What is needed:
Examine each line of the data. Copy those that contain the string "chart".

(Records from a dataset)
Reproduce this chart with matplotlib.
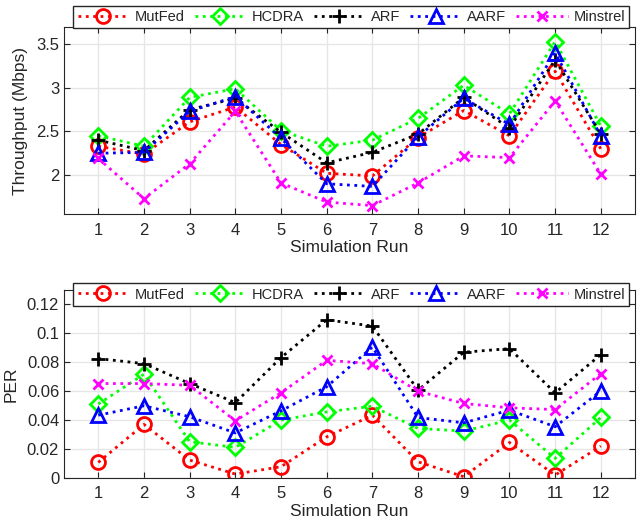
import matplotlib.pyplot as plt

# simulation runs
runs = list(range(1, 13))

# throughput (Mbps)
thr_mutfed = [2.33, 2.24, 2.61, 2.78, 2.35, 2.02, 1.99, 2.43, 2.74, 2.45, 3.19, 2.30]
thr_hcdra = [2.45, 2.33, 2.89, 2.99, 2.51, 2.33, 2.40, 2.65, 3.03, 2.70, 3.53, 2.56]
thr_arf = [2.40, 2.28, 2.75, 2.88, 2.49, 2.14, 2.26, 2.47, 2.89, 2.54, 3.32, 2.47]
thr_aarf = [2.25, 2.26, 2.73, 2.90, 2.42, 1.90, 1.87, 2.44, 2.88, 2.58, 3.40, 2.45]
thr_minstrel = [2.19, 1.73, 2.13, 2.73, 1.91, 1.69, 1.65, 1.91, 2.22, 2.20, 2.85, 2.01]

# packet error rate
per_mutfed = [0.0106, 0.0369, 0.0122, 0.0025, 0.0076, 0.0283, 0.0433, 0.0110, 0.0007, 0.0244, 0.0018, 0.0219]
per_hcdra = [0.0510, 0.0717, 0.0249, 0.0210, 0.0399, 0.0456, 0.0495, 0.0341, 0.0323, 0.0399, 0.0134, 0.0417]
per_arf = [0.0825, 0.0790, 0.0652, 0.0520, 0.0832, 0.1094, 0.1050, 0.0606, 0.0869, 0.0894, 0.0588, 0.0853]
per_aarf = [0.0433, 0.0498, 0.0422, 0.0310, 0.0463, 0.0630, 0.0905, 0.0417, 0.0380, 0.0468, 0.0353, 0.0601]
per_minstrel = [0.0652, 0.0652, 0.0640, 0.0394, 0.0588, 0.0813, 0.0790, 0.0599, 0.0514, 0.0484, 0.0472, 0.0721]

names = ['MutFed', 'HCDRA', 'ARF', 'AARF', 'Minstrel']
colors = ['#FF0000', '#00FF00', '#000000', '#0000FF', '#FF00FF']
markers = ['o', 'D', '+', '^', 'x']
msizes = [10, 8, 10, 10, 7]

plt.rcParams['font.family'] = ['Liberation Sans', 'DejaVu Sans']
txt = '#262626'

fig = plt.figure(figsize=(6.37, 5.25), dpi=100)
ax1 = fig.add_axes([0.1005, 0.5918, 0.8965, 0.3572])
ax2 = fig.add_axes([0.1005, 0.0901, 0.8965, 0.3575])


def draw(ax, series, ylim, yticks, yticklabels, ylabel, leg_y):
    for s, n, c, m, ms in zip(series, names, colors, markers, msizes):
        ax.plot(runs, s, linestyle=':', color=c, linewidth=2, marker=m,
                markersize=ms, markerfacecolor='none', markeredgewidth=2,
                label=n)
    ax.set_xlim(0.25, 12.75)
    ax.set_ylim(*ylim)
    ax.set_xticks(runs)
    ax.set_yticks(yticks)
    ax.set_yticklabels(yticklabels)
    ax.grid(True, color='#e6e6e6', linewidth=1)
    ax.set_axisbelow(True)
    ax.tick_params(direction='in', top=True, right=True, labelsize=12,
                   colors=txt, length=4)
    ax.tick_params(axis='x', pad=6)
    for sp in ax.spines.values():
        sp.set_color(txt)
    ax.set_xlabel('Simulation Run', fontsize=12.5, color=txt, labelpad=2)
    ax.set_ylabel(ylabel, fontsize=12.5, color=txt, labelpad=6)
    leg = ax.legend(loc='center', bbox_to_anchor=(0.503, leg_y), ncol=5,
                    fontsize=10.5, handlelength=3.5, columnspacing=0.7,
                    handletextpad=0.4, borderpad=0.3, fancybox=False,
                    framealpha=1, edgecolor=txt)
    for t in leg.get_texts():
        t.set_color(txt)


draw(ax1, [thr_mutfed, thr_hcdra, thr_arf, thr_aarf, thr_minstrel],
     (1.55, 3.7), [2, 2.5, 3, 3.5], ['2', '2.5', '3', '3.5'],
     'Throughput (Mbps)', 1.052)
draw(ax2, [per_mutfed, per_hcdra, per_arf, per_aarf, per_minstrel],
     (0, 0.13), [0, 0.02, 0.04, 0.06, 0.08, 0.1, 0.12],
     ['0', '0.02', '0.04', '0.06', '0.08', '0.1', '0.12'],
     'PER', 0.976)

fig.savefig('out.png', dpi=100)
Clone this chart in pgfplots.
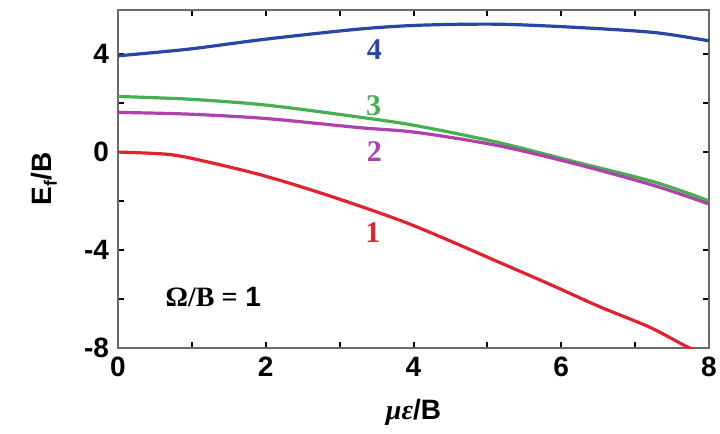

Task solution:
Reproduce this chart with matplotlib.
Clone this chart in pgfplots.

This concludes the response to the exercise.